I have a YSM-8 That ran away on me today. It scared the hell out of me, but I was seasoned enough to know what to do
Diesel engine runaway is a rare condition affecting diesel engines, where the engine goes out of control, consuming its own lubrication oil and running at higher and higher RPM until it over speeds to a point where it destroys itself either due to mechanical failure or engine seizure through lack of lubrication. For instance, a 1800 rpm engine can run to 4000 or 5000 rpm or beyond.
The reason for the runaway Yanmar Diesel is probably caused by poor combustion rings or from overfilling the crankcase with oil, or certain other mechanical problems such as a broken internal fuel pipe.
A diesel engine will run on this oil mist, since engine oil has the same energy content as diesel fuel, and so the engine revolutions increase as this extra "fuel" is taken in. As a result of increased revolutions, more oil mist is forced out of the crankcase and into the engine, and a vicious cycle is created. The engine reaches a point where it is generating enough oil mist from its own crankcase oil that shutting off the fuel supply will not stop it and it will run faster and faster until it is destroyed.

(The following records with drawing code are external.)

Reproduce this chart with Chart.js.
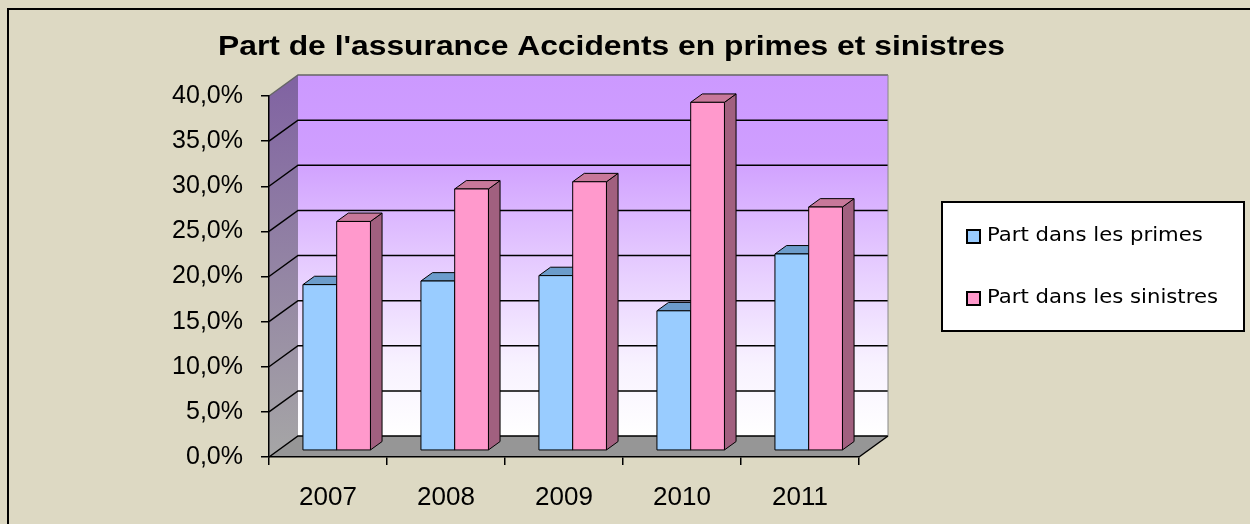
<!DOCTYPE html>
<html>
<head>
<meta charset="utf-8">
<script src="https://cdn.jsdelivr.net/npm/chart.js@4.4.1/dist/chart.umd.min.js"></script>
<style>
  html, body { margin: 0; padding: 0; background: #ddd9c3; }
  #wrap { width: 1250px; height: 524px; }
</style>
</head>
<body>
<div id="wrap"><canvas id="chart" width="1250" height="524"></canvas></div>
<script>
const years = ['2007', '2008', '2009', '2010', '2011'];
const primes = [18.4, 18.8, 19.4, 15.5, 21.8];
const sinistres = [25.4, 29.0, 29.8, 38.6, 27.0];
const seriesLabels = ['Part dans les primes', 'Part dans les sinistres'];
const titleText = "Part de l'assurance Accidents en primes et sinistres";

const DX = 29, DY = 21;       // wall depth offset
const F1 = 0.3, F2 = 0.7;     // bar depth slice
const faces = [
  { front: '#99ccff', top: '#6c9ccb', side: '#5d86ae' },
  { front: '#ff99cc', top: '#c8789a', side: '#a1607f' }
];
const FONT = "'Liberation Sans', Arial, sans-serif";

function poly(ctx, pts, fill, stroke, lw) {
  ctx.beginPath();
  ctx.moveTo(pts[0][0], pts[0][1]);
  for (let i = 1; i < pts.length; i++) ctx.lineTo(pts[i][0], pts[i][1]);
  ctx.closePath();
  if (fill) { ctx.fillStyle = fill; ctx.fill(); }
  if (stroke) { ctx.strokeStyle = stroke; ctx.lineWidth = lw || 1; ctx.stroke(); }
}

// text squeezed/stretched horizontally to a given width, left edge at x
function stretchText(ctx, text, x, y, w) {
  const sx = w / ctx.measureText(text).width;
  ctx.save();
  ctx.translate(x, y);
  ctx.scale(sx, 1);
  ctx.fillText(text, 0, 0);
  ctx.restore();
}

const walls = {
  id: 'walls',
  beforeDraw(chart) {
    const ctx = chart.ctx;
    const { left: L, right: R, top: T, bottom: B } = chart.chartArea;
    const ys = chart.scales.y;
    ctx.save();
    ctx.fillStyle = '#ddd9c3';
    ctx.fillRect(0, 0, chart.width, chart.height);
    ctx.strokeStyle = '#000';
    ctx.lineWidth = 2;
    ctx.strokeRect(8, 9, chart.width + 10, chart.height + 10);

    // back wall
    const g = ctx.createLinearGradient(0, T - DY, 0, B - DY);
    g.addColorStop(0, '#cc99ff');
    g.addColorStop(0.22, '#cf9eff');
    g.addColorStop(0.5, '#e4c8ff');
    g.addColorStop(0.8, '#f8f2ff');
    g.addColorStop(1, '#ffffff');
    ctx.fillStyle = g;
    ctx.fillRect(L + DX, T - DY, R - L, B - T);

    // side wall
    const gs = ctx.createLinearGradient(0, T - DY, 0, B);
    gs.addColorStop(0, '#8062a2');
    gs.addColorStop(1, '#a6a6a6');
    poly(ctx, [[L, B], [L, T], [L + DX, T - DY], [L + DX, B - DY]], gs);

    // floor
    poly(ctx, [[L, B], [R, B], [R + DX, B - DY], [L + DX, B - DY]], '#969696');

    // gridlines
    ys.ticks.forEach((t) => {
      const y = ys.getPixelForValue(t.value);
      ctx.strokeStyle = t.value === 40 ? '#666' : '#000';
      ctx.lineWidth = 1.5;
      ctx.beginPath();
      ctx.moveTo(L, y);
      ctx.lineTo(L + DX, y - DY);
      ctx.lineTo(R + DX, y - DY);
      ctx.stroke();
    });
    ctx.strokeStyle = '#888';
    ctx.lineWidth = 1;
    ctx.beginPath();
    ctx.moveTo(R + DX, T - DY);
    ctx.lineTo(R + DX, B - DY);
    ctx.stroke();
    ctx.strokeStyle = '#000';
    ctx.lineWidth = 1.5;
    ctx.beginPath();
    ctx.moveTo(R, B);
    ctx.lineTo(R + DX, B - DY);
    ctx.stroke();
    ctx.restore();
  },
  beforeDatasetsDraw(chart) {
    const ctx = chart.ctx;
    const n = chart.data.labels.length;
    ctx.save();
    ctx.lineJoin = 'round';
    const fx = F1 * DX, fy = F1 * DY;
    const dx = (F2 - F1) * DX, dy = (F2 - F1) * DY;
    for (let i = 0; i < n; i++) {
      chart.data.datasets.forEach((ds, d) => {
        const el = chart.getDatasetMeta(d).data[i];
        const c = faces[d];
        const x0 = el.x - el.width / 2 + fx, x1 = el.x + el.width / 2 + fx;
        const yt = el.y - fy, yb = el.base - fy;
        poly(ctx, [[x1, yt], [x1 + dx, yt - dy], [x1 + dx, yb - dy], [x1, yb]], c.side, '#000', 1);
        poly(ctx, [[x0, yt], [x1, yt], [x1 + dx, yt - dy], [x0 + dx, yt - dy]], c.top, '#000', 1);
        poly(ctx, [[x0, yt], [x1, yt], [x1, yb], [x0, yb]], c.front, '#000', 1);
      });
    }
    ctx.restore();
    return false;
  },
  afterDraw(chart) {
    const ctx = chart.ctx;
    ctx.save();
    ctx.fillStyle = '#000';
    ctx.font = 'bold 28px ' + FONT;
    ctx.textAlign = 'left';
    ctx.textBaseline = 'alphabetic';
    stretchText(ctx, titleText, 218, 55, 787);

    // legend box
    ctx.fillStyle = '#fff';
    ctx.fillRect(942, 202, 302, 129);
    ctx.strokeStyle = '#000';
    ctx.lineWidth = 2;
    ctx.strokeRect(942, 202, 302, 129);
    ctx.font = "19px 'DejaVu Sans', sans-serif";
    ctx.textBaseline = 'middle';
    ctx.fillStyle = '#000';
    const ref = ctx.measureText(seriesLabels[1]).width;
    chart.data.datasets.forEach((ds, d) => {
      const y = 236 + d * 62;
      ctx.fillStyle = faces[d].front;
      ctx.fillRect(967, y - 6, 13, 13);
      ctx.lineWidth = 2;
      ctx.strokeRect(967, y - 6, 13, 13);
      ctx.fillStyle = '#000';
      const w = ctx.measureText(ds.label).width * 231 / ref;
      stretchText(ctx, ds.label, 987, y, w);
    });
    ctx.restore();
  }
};

new Chart(document.getElementById('chart'), {
  type: 'bar',
  data: {
    labels: years,
    datasets: [
      { label: seriesLabels[0], data: primes, backgroundColor: faces[0].front },
      { label: seriesLabels[1], data: sinistres, backgroundColor: faces[1].front }
    ]
  },
  options: {
    responsive: false,
    animation: false,
    layout: { padding: { top: 96, right: 391, bottom: 0, left: 0 } },
    datasets: { bar: { categoryPercentage: 0.572, barPercentage: 1 } },
    plugins: { legend: { display: false }, tooltip: { enabled: false } },
    scales: {
      x: {
        afterFit: (s) => { s.height = 67; },
        grid: { offset: true, drawOnChartArea: false, tickLength: 8, color: '#000', lineWidth: 1.5 },
        border: { color: '#000', width: 1.5 },
        ticks: { color: '#000', padding: 17, font: { family: FONT, size: 26 } }
      },
      y: {
        min: 0,
        max: 40,
        afterFit: (s) => { s.width = 269; },
        grid: { drawOnChartArea: false, tickLength: 8, color: '#000', lineWidth: 1.5 },
        border: { color: '#000', width: 1.5 },
        ticks: {
          stepSize: 5,
          color: '#000',
          padding: 18,
          font: { family: FONT, size: 25 },
          callback: (v) => v.toFixed(1).replace('.', ',') + '%'
        }
      }
    }
  },
  plugins: [walls]
});
</script>
</body>
</html>
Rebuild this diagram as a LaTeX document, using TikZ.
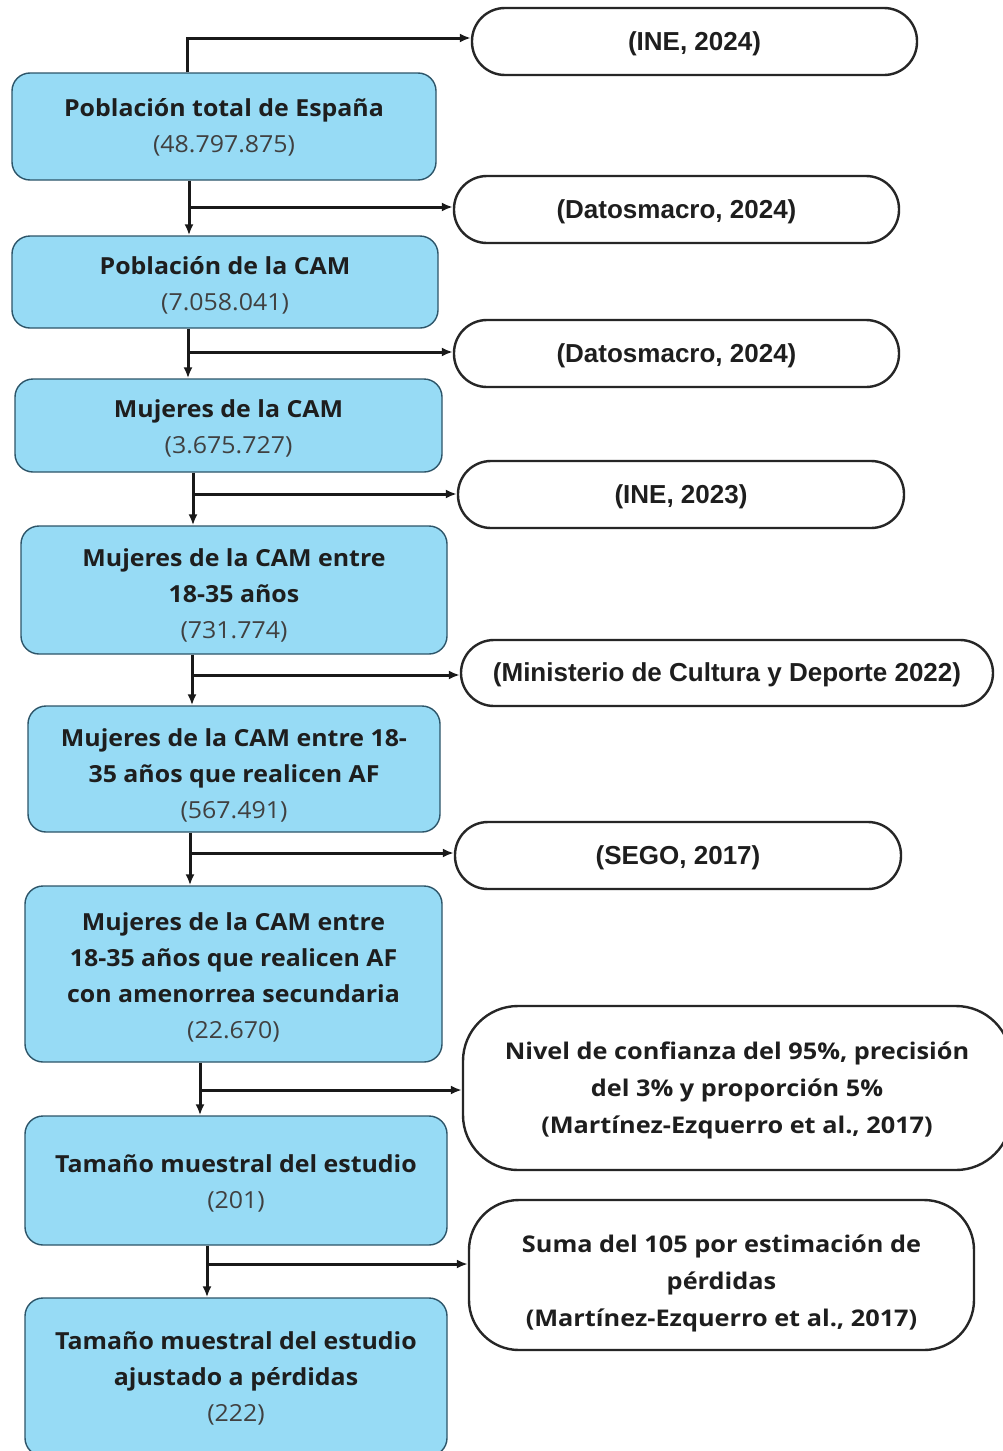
\documentclass[tikz,border=0pt]{standalone}
\usepackage{fontspec}
\setmainfont{Open Sans}
\newfontfamily\bluef[FakeStretch=1.06]{Open Sans}
\newfontfamily\nivf[FakeStretch=1.1]{Open Sans}
\newfontfamily\arialf{Liberation Sans}
\usetikzlibrary{arrows.meta}
\definecolor{boxblue}{RGB}{151,219,245}
\definecolor{boxedge}{RGB}{45,85,105}
\definecolor{txt}{RGB}{30,30,30}
\newcommand{\ctext}[2]{\raisebox{#1}[\height][\depth]{\begin{tabular}{@{}c@{}}#2\end{tabular}}}
\tikzset{
  bluebox/.style={draw=boxedge, line width=1.4pt, fill=boxblue, rounded corners=18pt,
    align=center, text=txt, inner sep=0pt, font=\bluef\fontsize{23.5}{36}\selectfont},
  srcbox/.style={draw=black!85, line width=2.4pt, fill=white, rounded corners=33pt,
    align=center, text=txt, inner sep=0pt, font=\arialf\bfseries\fontsize{26}{36}\selectfont},
  bigsrc/.style={draw=black!85, line width=2.4pt, fill=white, rounded corners=55pt,
    align=center, text=txt, inner sep=0pt, font=\nivf\bfseries\fontsize{23}{37}\selectfont},
  arr/.style={line width=3pt, draw=black!90, -{Latex[length=11pt,width=9pt]}},
}
\newcommand{\numtxt}[1]{{\mdseries\color{txt!85}#1}}
\begin{document}
\begin{tikzpicture}[x=1pt,y=-1pt]
\useasboundingbox (0,0) rectangle (1002,1451);
\fill[white] (0,0) rectangle (1002,1451);

% left column
\node[bluebox, minimum width=424pt, minimum height=107pt] (b1) at (224,126.5)
  {\ctext{-1pt}{\bfseries Población total de España\\ \numtxt{(48.797.875)}}};
\node[bluebox, minimum width=426pt, minimum height=92pt] (b2) at (225,282)
  {\ctext{-3pt}{\bfseries Población de la CAM\\ \numtxt{(7.058.041)}}};
\node[bluebox, minimum width=427pt, minimum height=93pt] (b3) at (228.5,425.5)
  {\ctext{-3pt}{\bfseries Mujeres de la CAM\\ \numtxt{(3.675.727)}}};
\node[bluebox, minimum width=426pt, minimum height=128pt] (b4) at (234,590)
  {\ctext{-5pt}{\bfseries Mujeres de la CAM entre\\ \bfseries 18-35 años\\ \numtxt{(731.774)}}};
\node[bluebox, minimum width=412pt, minimum height=126pt] (b5) at (234,769)
  {\ctext{-6pt}{\bfseries Mujeres de la CAM entre 18-\\ \bfseries 35 años que realicen AF\\ \numtxt{(567.491)}}};
\node[bluebox, minimum width=417pt, minimum height=176pt] (b6) at (233.5,974)
  {\ctext{-3pt}{\bfseries Mujeres de la CAM entre\\ \bfseries 18-35 años que realicen AF\\ \bfseries con amenorrea secundaria\\ \numtxt{(22.670)}}};
\node[bluebox, minimum width=422pt, minimum height=129pt] (b7) at (236,1180.5)
  {\ctext{-3pt}{\bfseries Tamaño muestral del estudio\\ \numtxt{(201)}}};
\node[bluebox, minimum width=422pt, minimum height=158pt] (b8) at (236,1377)
  {\ctext{-1pt}{\bfseries Tamaño muestral del estudio\\ \bfseries ajustado a pérdidas\\ \numtxt{(222)}}};

% right column
\node[srcbox, minimum width=445pt, minimum height=67pt] (r1) at (694.5,41.5) {\ctext{-2pt}{(INE, 2024)}};
\node[srcbox, minimum width=445pt, minimum height=67pt] (r2) at (676.5,209.5) {\ctext{-2pt}{(Datosmacro, 2024)}};
\node[srcbox, minimum width=445pt, minimum height=67pt] (r3) at (676.5,353.5) {\ctext{-2pt}{(Datosmacro, 2024)}};
\node[srcbox, minimum width=446pt, minimum height=67pt] (r4) at (681,494.5) {\ctext{-2pt}{(INE, 2023)}};
\node[srcbox, minimum width=532pt, minimum height=66pt] (r5) at (727,673) {\ctext{-1pt}{(Ministerio de Cultura y Deporte 2022)}};
\node[srcbox, minimum width=446pt, minimum height=67pt] (r6) at (678,855.5) {\ctext{-2pt}{(SEGO, 2017)}};
\node[bigsrc, minimum width=548pt, minimum height=164pt] (r7) at (737,1088)
  {\ctext{-1pt}{Nivel de confianza del 95\%, precisión\\ del 3\% y proporción 5\%\\ (Martínez-Ezquerro et al., 2017)}};
\node[bigsrc, minimum width=505pt, minimum height=150pt, rounded corners=50pt] (r8) at (721.5,1275)
  {\ctext{-7pt}{Suma del 105 por estimación de\\ pérdidas\\ (Martínez-Ezquerro et al., 2017)}};

% connectors
\coordinate (j0) at (187,38);
\draw[arr] (b1.north -| j0) |- (r1.west |- j0);

\coordinate (j1) at (189,207);
\coordinate (j2) at (188,352);
\coordinate (j3) at (193,494);
\coordinate (j4) at (192,675);
\coordinate (j5) at (190,853);
\coordinate (j6) at (200,1090);
\coordinate (j7) at (207,1264);

\draw[arr] (b1.south -| j1) -- (b2.north -| j1);
\draw[arr] (j1) -- (r2.west |- j1);
\draw[arr] (b2.south -| j2) -- (b3.north -| j2);
\draw[arr] (j2) -- (r3.west |- j2);
\draw[arr] (b3.south -| j3) -- (b4.north -| j3);
\draw[arr] (j3) -- (r4.west |- j3);
\draw[arr] (b4.south -| j4) -- (b5.north -| j4);
\draw[arr] (j4) -- (r5.west |- j4);
\draw[arr] (b5.south -| j5) -- (b6.north -| j5);
\draw[arr] (j5) -- (r6.west |- j5);
\draw[arr] (b6.south -| j6) -- (b7.north -| j6);
\draw[arr] (j6) -- (r7.west |- j6);
\draw[arr] (b7.south -| j7) -- (b8.north -| j7);
\draw[arr] (j7) -- (r8.west |- j7);
\end{tikzpicture}
\end{document}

Several ways to stop a runaway diesel engine are to block off the air intake, either physically using a cover or plug, or alternatively by directing a CO2 fire extinguisher into the air intake to smother the engine. Engines (like my Yanmar YSM-8) fitted with a decompressor can also be stopped by operating the decompressor. The decompressor is much like a "Jake-Brake" or a compression release engine brake, is an engine braking mechanism installed on some diesel engines. When activated, it opens exhaust valves in the cylinders after the compression cycle, releasing the compressed air trapped in the cylinders, and slowing the engine.
Although Jake brake properly refers to the Jacobs brand of engine brakes, the term has become a genericized trademark and is often used to refer to engine brakes or compression release engine brakes in general, especially on large vehicles or heavy equipment.